··· Records for this task ···

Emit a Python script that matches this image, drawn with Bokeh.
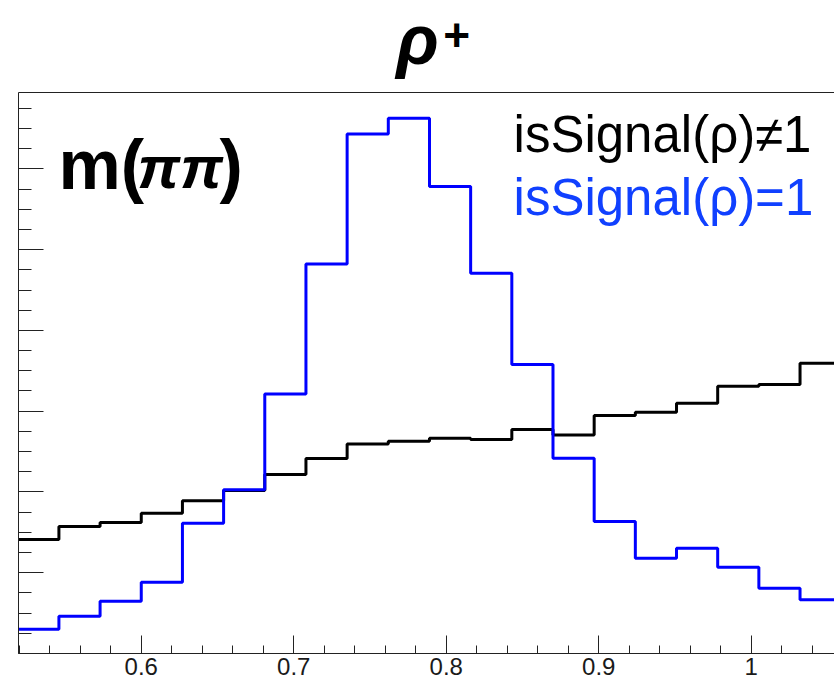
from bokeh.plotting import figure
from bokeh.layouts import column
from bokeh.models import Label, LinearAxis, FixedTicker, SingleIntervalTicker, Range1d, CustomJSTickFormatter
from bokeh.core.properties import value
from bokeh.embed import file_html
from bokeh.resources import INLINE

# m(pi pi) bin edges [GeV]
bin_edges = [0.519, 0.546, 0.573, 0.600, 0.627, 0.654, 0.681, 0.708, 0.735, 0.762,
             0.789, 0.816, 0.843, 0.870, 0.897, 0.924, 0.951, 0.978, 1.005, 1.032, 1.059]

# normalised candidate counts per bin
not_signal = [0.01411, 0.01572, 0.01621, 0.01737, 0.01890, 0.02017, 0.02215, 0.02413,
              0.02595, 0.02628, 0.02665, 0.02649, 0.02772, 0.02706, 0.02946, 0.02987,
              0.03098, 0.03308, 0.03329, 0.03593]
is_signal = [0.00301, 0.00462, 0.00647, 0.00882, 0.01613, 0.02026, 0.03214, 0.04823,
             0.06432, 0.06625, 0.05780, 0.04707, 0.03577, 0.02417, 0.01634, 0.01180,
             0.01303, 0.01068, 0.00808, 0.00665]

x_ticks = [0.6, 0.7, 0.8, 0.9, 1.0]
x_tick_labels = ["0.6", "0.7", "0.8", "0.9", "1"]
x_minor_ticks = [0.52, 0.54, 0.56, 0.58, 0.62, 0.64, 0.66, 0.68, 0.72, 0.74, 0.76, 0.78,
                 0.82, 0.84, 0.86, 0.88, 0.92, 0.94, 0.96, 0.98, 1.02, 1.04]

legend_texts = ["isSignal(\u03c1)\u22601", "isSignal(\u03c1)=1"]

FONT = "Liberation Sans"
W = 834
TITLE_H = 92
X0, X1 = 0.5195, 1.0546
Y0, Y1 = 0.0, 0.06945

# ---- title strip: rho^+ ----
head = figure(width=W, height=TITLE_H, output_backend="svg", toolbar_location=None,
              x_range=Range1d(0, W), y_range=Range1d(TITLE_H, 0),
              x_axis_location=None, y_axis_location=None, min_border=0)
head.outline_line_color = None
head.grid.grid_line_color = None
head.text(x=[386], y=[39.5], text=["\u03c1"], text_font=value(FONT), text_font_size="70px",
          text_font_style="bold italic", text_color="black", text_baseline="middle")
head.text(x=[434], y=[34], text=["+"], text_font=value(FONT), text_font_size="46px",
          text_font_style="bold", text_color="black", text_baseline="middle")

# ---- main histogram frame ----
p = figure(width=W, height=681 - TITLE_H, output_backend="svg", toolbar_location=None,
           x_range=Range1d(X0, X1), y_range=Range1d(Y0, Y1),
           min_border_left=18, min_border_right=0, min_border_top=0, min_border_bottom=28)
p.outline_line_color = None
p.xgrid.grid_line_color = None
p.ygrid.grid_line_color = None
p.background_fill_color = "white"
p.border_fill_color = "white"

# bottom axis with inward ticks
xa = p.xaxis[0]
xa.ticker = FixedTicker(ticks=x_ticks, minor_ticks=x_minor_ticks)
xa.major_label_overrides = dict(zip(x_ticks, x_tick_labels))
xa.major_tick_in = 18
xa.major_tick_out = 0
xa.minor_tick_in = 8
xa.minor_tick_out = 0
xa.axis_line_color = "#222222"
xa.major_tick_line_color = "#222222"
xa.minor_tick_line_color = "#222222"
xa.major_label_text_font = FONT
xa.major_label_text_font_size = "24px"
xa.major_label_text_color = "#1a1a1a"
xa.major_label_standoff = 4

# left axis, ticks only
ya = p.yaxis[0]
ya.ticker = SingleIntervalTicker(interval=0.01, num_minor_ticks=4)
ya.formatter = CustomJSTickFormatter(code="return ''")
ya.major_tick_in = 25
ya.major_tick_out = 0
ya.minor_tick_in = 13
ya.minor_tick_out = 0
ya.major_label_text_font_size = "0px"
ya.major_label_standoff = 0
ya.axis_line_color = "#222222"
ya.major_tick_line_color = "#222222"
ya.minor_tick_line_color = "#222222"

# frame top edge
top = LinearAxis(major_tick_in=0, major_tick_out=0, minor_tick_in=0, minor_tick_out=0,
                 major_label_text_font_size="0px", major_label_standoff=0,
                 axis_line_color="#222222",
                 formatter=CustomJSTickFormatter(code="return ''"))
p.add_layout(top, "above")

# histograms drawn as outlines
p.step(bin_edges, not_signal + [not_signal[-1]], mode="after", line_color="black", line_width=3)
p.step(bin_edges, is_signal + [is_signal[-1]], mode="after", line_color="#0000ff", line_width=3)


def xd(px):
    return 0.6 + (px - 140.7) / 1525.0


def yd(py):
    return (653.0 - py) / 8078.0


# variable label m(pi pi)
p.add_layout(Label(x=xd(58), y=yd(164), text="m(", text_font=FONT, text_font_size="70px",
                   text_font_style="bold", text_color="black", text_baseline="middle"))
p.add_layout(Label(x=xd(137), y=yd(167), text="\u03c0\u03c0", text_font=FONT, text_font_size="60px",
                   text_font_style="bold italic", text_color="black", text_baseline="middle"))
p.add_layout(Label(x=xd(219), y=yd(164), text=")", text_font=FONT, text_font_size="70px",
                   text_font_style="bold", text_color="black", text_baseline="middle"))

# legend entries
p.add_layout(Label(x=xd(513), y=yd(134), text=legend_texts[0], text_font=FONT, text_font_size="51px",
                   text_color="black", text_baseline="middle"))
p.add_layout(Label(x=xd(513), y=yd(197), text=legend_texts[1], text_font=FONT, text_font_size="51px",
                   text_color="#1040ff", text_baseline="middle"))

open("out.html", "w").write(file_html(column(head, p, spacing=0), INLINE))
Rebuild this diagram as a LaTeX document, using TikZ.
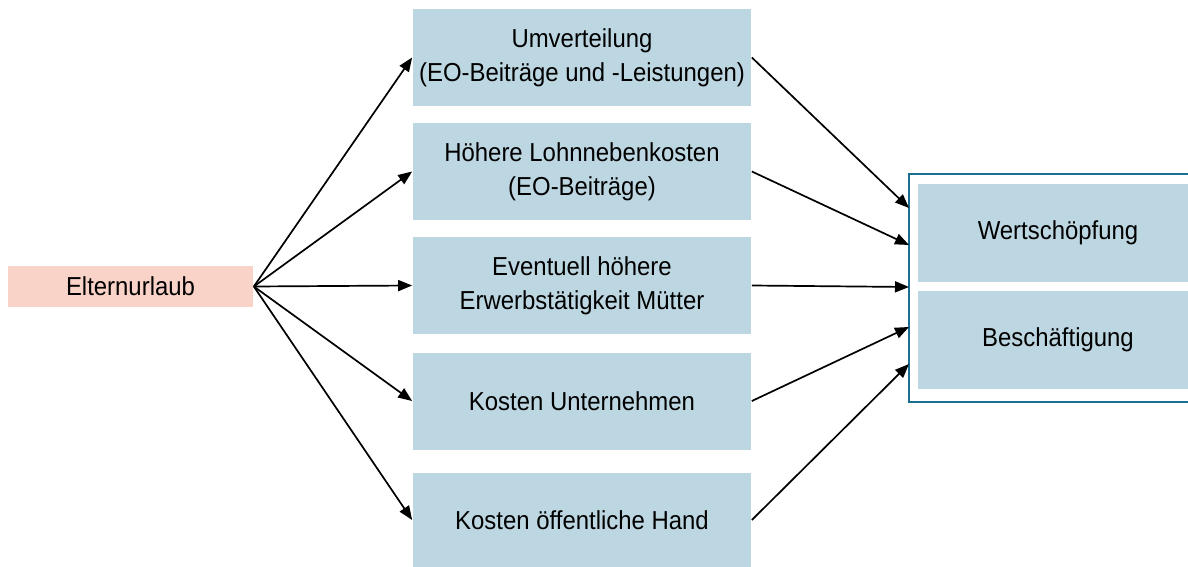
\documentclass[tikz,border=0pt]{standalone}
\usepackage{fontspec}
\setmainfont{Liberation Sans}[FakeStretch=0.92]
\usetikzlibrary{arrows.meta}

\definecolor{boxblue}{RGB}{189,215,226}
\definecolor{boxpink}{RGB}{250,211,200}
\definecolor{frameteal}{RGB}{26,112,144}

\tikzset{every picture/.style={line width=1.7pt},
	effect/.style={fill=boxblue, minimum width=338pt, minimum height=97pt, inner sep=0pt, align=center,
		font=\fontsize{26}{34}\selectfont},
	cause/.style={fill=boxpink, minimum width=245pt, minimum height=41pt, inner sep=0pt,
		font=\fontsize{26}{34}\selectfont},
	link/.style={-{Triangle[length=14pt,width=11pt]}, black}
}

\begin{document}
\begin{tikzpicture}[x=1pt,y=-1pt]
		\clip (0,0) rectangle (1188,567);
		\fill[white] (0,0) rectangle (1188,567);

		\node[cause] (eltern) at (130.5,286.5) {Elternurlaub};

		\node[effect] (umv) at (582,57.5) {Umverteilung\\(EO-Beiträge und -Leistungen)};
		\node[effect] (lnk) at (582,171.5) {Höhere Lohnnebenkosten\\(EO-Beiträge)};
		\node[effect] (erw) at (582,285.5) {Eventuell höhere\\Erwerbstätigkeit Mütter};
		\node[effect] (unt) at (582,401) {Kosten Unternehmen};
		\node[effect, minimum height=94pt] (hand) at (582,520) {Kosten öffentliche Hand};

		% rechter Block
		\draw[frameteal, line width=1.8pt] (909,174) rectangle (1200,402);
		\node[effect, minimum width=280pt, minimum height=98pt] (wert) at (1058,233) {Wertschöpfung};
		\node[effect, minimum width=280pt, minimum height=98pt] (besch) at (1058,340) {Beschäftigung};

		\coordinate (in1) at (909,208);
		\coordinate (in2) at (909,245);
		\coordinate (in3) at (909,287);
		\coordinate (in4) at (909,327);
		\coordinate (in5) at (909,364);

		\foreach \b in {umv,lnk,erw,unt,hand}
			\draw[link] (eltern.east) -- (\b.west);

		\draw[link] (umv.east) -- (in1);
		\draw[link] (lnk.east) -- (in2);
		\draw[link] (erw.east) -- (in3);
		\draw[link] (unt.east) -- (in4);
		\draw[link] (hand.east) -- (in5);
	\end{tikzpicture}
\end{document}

···

> [Problem requirements]: Pictures stay out. Print the data exactly, from its first line through the line containing "from bokeh.resources import INLINE".

> [The output]:
Emit a Python script that matches this image, drawn with Bokeh.
from bokeh.plotting import figure
from bokeh.layouts import column
from bokeh.models import Label, LinearAxis, FixedTicker, SingleIntervalTicker, Range1d, CustomJSTickFormatter
from bokeh.core.properties import value
from bokeh.embed import file_html
from bokeh.resources import INLINE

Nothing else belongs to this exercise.